Back in pre-pandemic 2020, B. Moore Dance company founder Bridget Moore signed on as choreographer for the Second Thought Theatre’s production of Lynn Nottage’s play Mlima’s Tale. At the time, she likely didn’t foresee creating new dance sets for Nazi-thwarting nuns and curtain-wearing Austrian children as part of her future. But after seeing that bit of rare theatrical work from Moore, two years later Dallas Theatre Center artistic director Kevin Moriarty called upon her to choreograph DTC’s production of Sound of Music.
When it comes to big-stage organizations like Theatre Under The Stars, Dallas Theater Center, and even renowned opera companies like Houston Grand Opera and Dallas Opera, we’re never surprised when they bring in national and international artists for their creative teams. Yet many of those same companies also strive to balance importing those award-winning directors and designers while nurturing local artists.
“It’s important to create a community of artists where the theater resides, that way the community is represented on stage, the community’s ideas, the community’s dreams, which is how we develop a Houston perspective on art,” says Theatre Under The Stars artistic director, Dan Knechtges, who sources both nationally and locally for many productions. “Our staff goes to every arts performance possible and scouts, makes connections with the artists involved.”
But bringing in local choreographers—especially ones that have their own dance companies and CVs filled with original contemporary work—can be a step beyond casting Texas actors or pulling in a Texas-based director for a show. Sourcing local dance can also help bring innovative movement and fresh kinetic perspectives to a production of the most beloved, but well-worn classic.

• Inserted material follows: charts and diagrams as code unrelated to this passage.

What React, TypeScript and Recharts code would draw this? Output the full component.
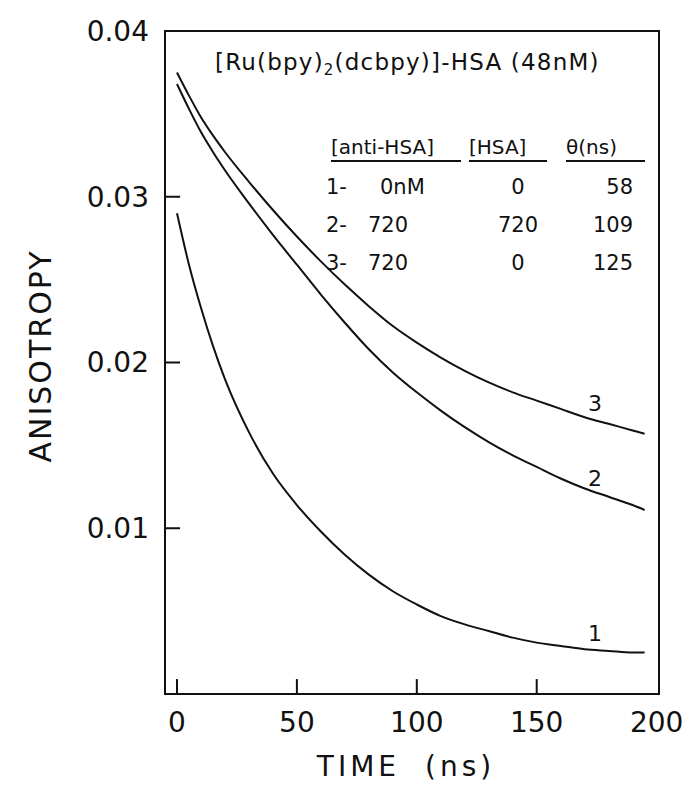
import { LineChart, Line, XAxis, YAxis, ReferenceArea, ReferenceLine } from 'recharts'

// time (ns) and anisotropy
const times = [0, 5, 10, 15, 20, 30, 40, 50, 60, 70, 80, 90, 100, 110, 120, 130, 140, 150, 160, 170, 180, 190, 195]
const curve1 = [0.0290, 0.0259, 0.0233, 0.0210, 0.0190, 0.0158, 0.0133, 0.0114, 0.0098, 0.0084, 0.0072, 0.0062, 0.0054, 0.0047, 0.0042, 0.0038, 0.0034, 0.0031, 0.0029, 0.0027, 0.0026, 0.0025, 0.0025]
const curve2 = [0.0368, 0.0353, 0.0339, 0.0327, 0.0316, 0.0296, 0.0277, 0.0259, 0.0241, 0.0224, 0.0208, 0.0194, 0.0182, 0.0171, 0.0161, 0.0152, 0.0144, 0.0137, 0.0130, 0.0124, 0.0119, 0.0114, 0.0111]
const curve3 = [0.0375, 0.0361, 0.0348, 0.0337, 0.0327, 0.0309, 0.0292, 0.0276, 0.0261, 0.0247, 0.0234, 0.0222, 0.0212, 0.0203, 0.0195, 0.0188, 0.0182, 0.0177, 0.0172, 0.0167, 0.0163, 0.0159, 0.0157]

const xTicks = [0, 50, 100, 150, 200]
const yTicks = [0.01, 0.02, 0.03, 0.04]
const innerXTicks = [0, 50, 100, 150]
const innerYTicks = [0.01, 0.02, 0.03]

const tableRows = [
  { id: '1-', anti: '0nM', hsa: '0', theta: '58' },
  { id: '2-', anti: '720', hsa: '720', theta: '109' },
  { id: '3-', anti: '720', hsa: '0', theta: '125' },
]

const data = times.map((t, i) => ({ t, r1: curve1[i], r2: curve2[i], r3: curve3[i] }))

const FONT = '"DejaVu Sans", sans-serif'
const INK = '#111'

export default function App() {
  const tickStyle = { fontFamily: FONT, fontSize: 28, fill: INK }
  return (
    <div style={{ position: 'relative', width: 680, height: 777, background: '#fff' }}>
      <LineChart width={680} height={770} data={data} margin={{ top: 23, right: 29, left: 0, bottom: 0 }}>
        <XAxis
          dataKey="t"
          type="number"
          domain={[-5, 201]}
          ticks={xTicks}
          allowDataOverflow
          height={84}
          tickLine={false}
          axisLine={false}
          tickMargin={12}
          tick={tickStyle}
        />
        <YAxis
          type="number"
          domain={[0, 0.04]}
          ticks={yTicks}
          width={157}
          tickLine={false}
          axisLine={false}
          tickMargin={10}
          tick={tickStyle}
          tickFormatter={(v: number) => v.toFixed(2)}
        />
        <ReferenceArea x1={-5} x2={201} y1={0} y2={0.04} fill="none" stroke={INK} strokeWidth={2} />
        {innerXTicks.map((x) => (
          <ReferenceLine key={'xt' + x} segment={[{ x, y: 0 }, { x, y: 0.0009 }]} stroke={INK} strokeWidth={2} />
        ))}
        {innerYTicks.map((y) => (
          <ReferenceLine key={'yt' + y} segment={[{ x: -5, y }, { x: 1.3, y }]} stroke={INK} strokeWidth={2} />
        ))}
        <Line type="monotone" dataKey="r1" stroke={INK} strokeWidth={2} dot={false} isAnimationActive={false} />
        <Line type="monotone" dataKey="r2" stroke={INK} strokeWidth={2} dot={false} isAnimationActive={false} />
        <Line type="monotone" dataKey="r3" stroke={INK} strokeWidth={2} dot={false} isAnimationActive={false} />
      </LineChart>

      <svg width={680} height={777} style={{ position: 'absolute', left: 0, top: 0, pointerEvents: 'none' }}>
        <g fontFamily={FONT} fill={INK}>
          <text x={207} y={62} fontSize={23} letterSpacing={1.2}>
            [Ru(bpy)<tspan fontSize={15} dy={5}>2</tspan><tspan dy={-5}>(dcbpy)]-HSA (48nM)</tspan>
          </text>

          <text x={323} y={146} fontSize={20}>[anti-HSA]</text>
          <text x={461} y={146} fontSize={20}>[HSA]</text>
          <text x={558} y={146} fontSize={20}>θ(ns)</text>
          <line x1={323} x2={453} y1={153} y2={153} stroke={INK} strokeWidth={2} />
          <line x1={461} x2={539} y1={153} y2={153} stroke={INK} strokeWidth={2} />
          <line x1={558} x2={637} y1={153} y2={153} stroke={INK} strokeWidth={2} />

          {tableRows.map((r, i) => (
            <g key={r.id} fontSize={21}>
              <text x={318} y={186 + i * 38}>{r.id}</text>
              <text x={r.anti === '0nM' ? 372 : 360} y={186 + i * 38}>{r.anti}</text>
              <text x={510} y={186 + i * 38} textAnchor="middle">{r.hsa}</text>
              <text x={625} y={186 + i * 38} textAnchor="end">{r.theta}</text>
            </g>
          ))}

          <text x={587} y={403} fontSize={22} textAnchor="middle">3</text>
          <text x={587} y={478} fontSize={22} textAnchor="middle">2</text>
          <text x={587} y={633} fontSize={22} textAnchor="middle">1</text>

          <text x={398} y={768} fontSize={28} textAnchor="middle" letterSpacing={4} wordSpacing={12}>TIME (ns)</text>
          <text
            x={32}
            y={348}
            fontSize={30}
            textAnchor="middle"
            letterSpacing={2}
            transform="rotate(-90 32 348)"
            dominantBaseline="central"
          >
            ANISOTROPY
          </text>
        </g>
      </svg>
    </div>
  )
}
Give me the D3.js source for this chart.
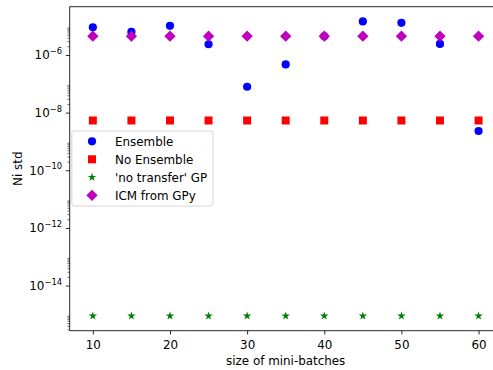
<!DOCTYPE html>
<html>
<head>
<meta charset="utf-8">
<script src="https://cdn.jsdelivr.net/npm/d3@7"></script>
<style>
  html, body { margin: 0; padding: 0; background: #fff; overflow: hidden; }
  svg { display: block; }
  text { font-family: "DejaVu Sans", sans-serif; }
</style>
</head>
<body>
<svg id="chart" width="493" height="370"></svg>
<script>
// Mini-batch sizes on the x axis
const batchSizes = [10, 15, 20, 25, 30, 35, 40, 45, 50, 55, 60];

// Std of Ni for each method
const ensemble   = [9.1e-6, 6.3e-6, 1.03e-5, 2.36e-6, 7.9e-8, 4.7e-7, 4.45e-6, 1.46e-5, 1.31e-5, 2.42e-6, 2.3e-9];
const noEnsemble = [5.3e-9, 5.3e-9, 5.3e-9, 5.3e-9, 5.3e-9, 5.3e-9, 5.3e-9, 5.3e-9, 5.3e-9, 5.3e-9, 5.3e-9];
const noTransfer = [8.8e-16, 8.8e-16, 8.8e-16, 8.8e-16, 8.8e-16, 8.8e-16, 8.8e-16, 8.8e-16, 8.8e-16, 8.8e-16, 8.8e-16];
const icmGPy     = [4.5e-6, 4.5e-6, 4.5e-6, 4.5e-6, 4.5e-6, 4.5e-6, 4.5e-6, 4.5e-6, 4.5e-6, 4.5e-6, 4.5e-6];

const seriesNames = ["Ensemble", "No Ensemble", "'no transfer' GP", "ICM from GPy"];

// Axis ticks
const xTicks = [10, 20, 30, 40, 50, 60];
const yMajorExponents = [-14, -12, -10, -8, -6];
const yMinorExponents = [-16, -14, -12, -10, -8, -6];
const yMinorSubs = [2, 3, 4, 5, 6, 7, 8, 9];

const svg = d3.select("#chart");
const W = 493;
const L = 69.7, R = 501.7, T = 6.7, B = 330.7;   // right edge of the axes lies past the figure edge
const FS = 11.9;
const FONT = "DejaVu Sans";

const x = d3.scaleLinear().domain([7, 63]).range([L, R]);

// log y domain padded by 5% of the data span in log space
const allY = ensemble.concat(noEnsemble, noTransfer, icmGPy);
const lo = Math.log10(d3.min(allY)), hi = Math.log10(d3.max(allY));
const pad = (hi - lo) * 0.05;
const y = d3.scaleLog().domain([10 ** (lo - pad), 10 ** (hi + pad)]).range([B, T]);

// clip for the marks
svg.append("defs").append("clipPath").attr("id", "plot-clip")
  .append("rect").attr("x", L).attr("y", T).attr("width", W - L).attr("height", B - T);

const sym = {
  circle: d3.symbol().type(d3.symbolCircle).size(Math.PI * 4.1 * 4.1),
  square: d3.symbol().type(d3.symbolSquare).size(64),
  star: d3.symbol().type(d3.symbolStar).size(22),
  diamond: d3.symbol().type(d3.symbolSquare).size(64)
};

const series = [
  { name: seriesNames[0], values: ensemble,   shape: "circle",  color: "#0000ff", rot: 0 },
  { name: seriesNames[1], values: noEnsemble, shape: "square",  color: "#ff0000", rot: 0 },
  { name: seriesNames[2], values: noTransfer, shape: "star",    color: "#008000", rot: 0 },
  { name: seriesNames[3], values: icmGPy,     shape: "diamond", color: "#bf00bf", rot: 45 }
];

const marks = svg.append("g").attr("clip-path", "url(#plot-clip)");
series.forEach(s => {
  marks.append("g").selectAll("path")
    .data(s.values.map((v, i) => [batchSizes[i], v]))
    .join("path")
    .attr("d", sym[s.shape]())
    .attr("transform", d => `translate(${x(d[0])},${y(d[1])}) rotate(${s.rot})`)
    .attr("fill", s.color);
});

// x axis ticks and labels
const xAxis = svg.append("g").attr("transform", `translate(0,${B})`)
  .call(d3.axisBottom(x).tickValues(xTicks).tickSize(3.8).tickSizeOuter(0).tickFormat(d3.format("d")));
xAxis.select(".domain").remove();
xAxis.selectAll("line").attr("stroke", "#000").attr("stroke-width", 0.85);
xAxis.selectAll("text").attr("font-size", FS).attr("fill", "#000")
  .attr("font-family", FONT).attr("dy", null).attr("y", 18.6);

// y axis: minor ticks
const minorVals = [];
yMinorExponents.forEach(e => yMinorSubs.forEach(s => {
  const v = s * 10 ** e;
  if (v >= y.domain()[0] && v <= y.domain()[1]) minorVals.push(v);
}));
const yMinor = svg.append("g").attr("transform", `translate(${L},0)`)
  .call(d3.axisLeft(y).tickValues(minorVals).tickSize(2.2).tickSizeOuter(0).tickFormat(""));
yMinor.select(".domain").remove();
yMinor.selectAll("line").attr("stroke", "#000").attr("stroke-width", 0.6);

// y axis: major ticks with 10^n labels
const yMajor = svg.append("g").attr("transform", `translate(${L},0)`)
  .call(d3.axisLeft(y).tickValues(yMajorExponents.map(e => 10 ** e)).tickSize(3.8).tickSizeOuter(0).tickFormat(""));
yMajor.select(".domain").remove();
yMajor.selectAll("line").attr("stroke", "#000").attr("stroke-width", 0.85);
yMajor.selectAll(".tick").each(function (d) {
  const e = Math.round(Math.log10(d));
  const t = d3.select(this).append("text")
    .attr("x", -7.6).attr("y", 3.9)
    .attr("text-anchor", "end").attr("fill", "#000")
    .attr("font-family", FONT).attr("font-size", FS);
  t.append("tspan").text("10");
  t.append("tspan").attr("font-size", 8.4).attr("dy", -5.2).text("\u2212" + Math.abs(e));
});

// keep the strip past the last marker clear
svg.append("rect").attr("x", 486).attr("y", T + 0.6).attr("width", W - 486).attr("height", B - T - 1.2)
  .attr("fill", "#fff");

// spines: top, bottom, left
const spine = svg.append("g").attr("stroke", "#000").attr("stroke-width", 0.85);
spine.append("line").attr("x1", L).attr("x2", W).attr("y1", T).attr("y2", T);
spine.append("line").attr("x1", L).attr("x2", W).attr("y1", B).attr("y2", B);
spine.append("line").attr("x1", L).attr("x2", L).attr("y1", T).attr("y2", B);

// axis labels
svg.append("text").attr("x", (L + R) / 2).attr("y", 365)
  .attr("text-anchor", "middle").attr("font-family", FONT).attr("font-size", FS).attr("fill", "#000")
  .text("size of mini-batches");
svg.append("text").attr("transform", `translate(21.8,${(T + B) / 2}) rotate(-90)`)
  .attr("text-anchor", "middle").attr("font-family", FONT).attr("font-size", FS).attr("fill", "#000")
  .text("Ni std");

// legend
const lg = svg.append("g");
lg.append("rect").attr("x", 71.8).attr("y", 131).attr("width", 141.2).attr("height", 75)
  .attr("rx", 2.5).attr("fill", "#fff").attr("fill-opacity", 0.8)
  .attr("stroke", "#cccccc").attr("stroke-width", 0.8);
series.forEach((s, i) => {
  const yy = 141.3 + i * 18;
  lg.append("path").attr("d", sym[s.shape]())
    .attr("transform", `translate(92,${yy}) rotate(${s.rot})`).attr("fill", s.color);
  lg.append("text").attr("x", 115).attr("y", yy + 4.3)
    .attr("font-family", FONT).attr("font-size", FS).attr("fill", "#000").text(s.name);
});
</script>
</body>
</html>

Houston choreographer with Broadway experience as a dancer and actress, Courtney D. Jones, tells a story similar to Moore’s of local chance connections leading to bigger stages and new dance possibilities.
Jones began her creative relationship with two of the largest performing arts entities in Houston, TUTS and Houston Grand Opera, with auditions for onstage performances, like the TUTS’ A Chorus Line production and HGO’s Die Fledermaus. But when it came to pursuing choreographic work, the organizations called on her for TUTS’ South Pacific and HGO’s world premiere, A Snowy Day.
Some opportunities are decades in the making.
Long before moving to Houston, Alley Theatre artistic director Rob Melrose taught high school theater and one of his students, Lydia Hance, would later establish her own dance organization, Frame Dance. Melrose doesn’t quite remember how he became aware that a former student of his was also creating in Houston, though it might have been Arts and Culture editor in chief, Nancy Wozny, who connected them. He then contacted Hance when looking for a choreographer for Midsummer’s Night Dream, their inaugural production for Alley Transported, a new program slated for 2023 to take theater out into neighborhood settings.
Moving from creating an original dance work from scratch to working within the framework of a classic play or musical has its challenges but also the reward of a sometimes large stage to play on as well as new dance realms to explore.
“When I work with my company, the movement itself is the creation,” notes Hance, but says that for a theater piece like Midsummer, “it needs to keep coming back to the text, the characters, and the world we are in. In that way, there are many more parameters to work within.”
Both Jones and Moore also find part of the process when working in musical theater, and for Jones opera, is maintaining their own artistic voices while adhering to the show’s story.
“Conceptually, my ultimate task as the choreographer was to find ways to be unique and creative outside of what had already been done,” says Moore of Sound of Music and her other DTC show The Odyssey. “To problem solve in that way was super fun to explore and I found that my voice of creativity showed up in many forms that allowed me to feel a sense of freedom in the work.”
As choreographers of original dance pieces, their experience is primarily working with dancers, but making the leap into musicals, opera or plays brings more players to the art-making game.
“I think my main objective whenever I come into a theater work is to be both responsive to the director and the play, and in partnership with the actors,” describes Hance. “I do not want to drop a piece of already-made choreography down into a work.”
Hance says she finds “ways to make movement emerge from the play and the actors. I think movement can be organically abstracted and augmented from an actor’s impulses. How does abstracted movement fit into the world? What is its purpose? Another challenge for me, because I would always want more time with the artists, is what makes the actors feel confident in their bodies. They know their characters best. My body’s vocabulary is different from theirs, and their characters’.”
“Budget is a big advantage,” says Jones. “There is so much work out there that we will never see because it just costs too much to self-produce.“
Moore also found herself appreciating the weekly creative/production team meetings when working with DTC, explaining “I valued these meetings as a way to leverage the knowledge and skills of all team members as a collaboration.”
New stages also bring new audiences. And while the choreographers bring a different point of view to a big stage musical or theater production, working within a big stage framework might also change them.
“I also think that many audiences of B. MOORE DANCE now have a new found awareness of theater outside of the dance world, since coming to see The Sound of Music and The Odyssey. I honestly caught the musical theater bug.”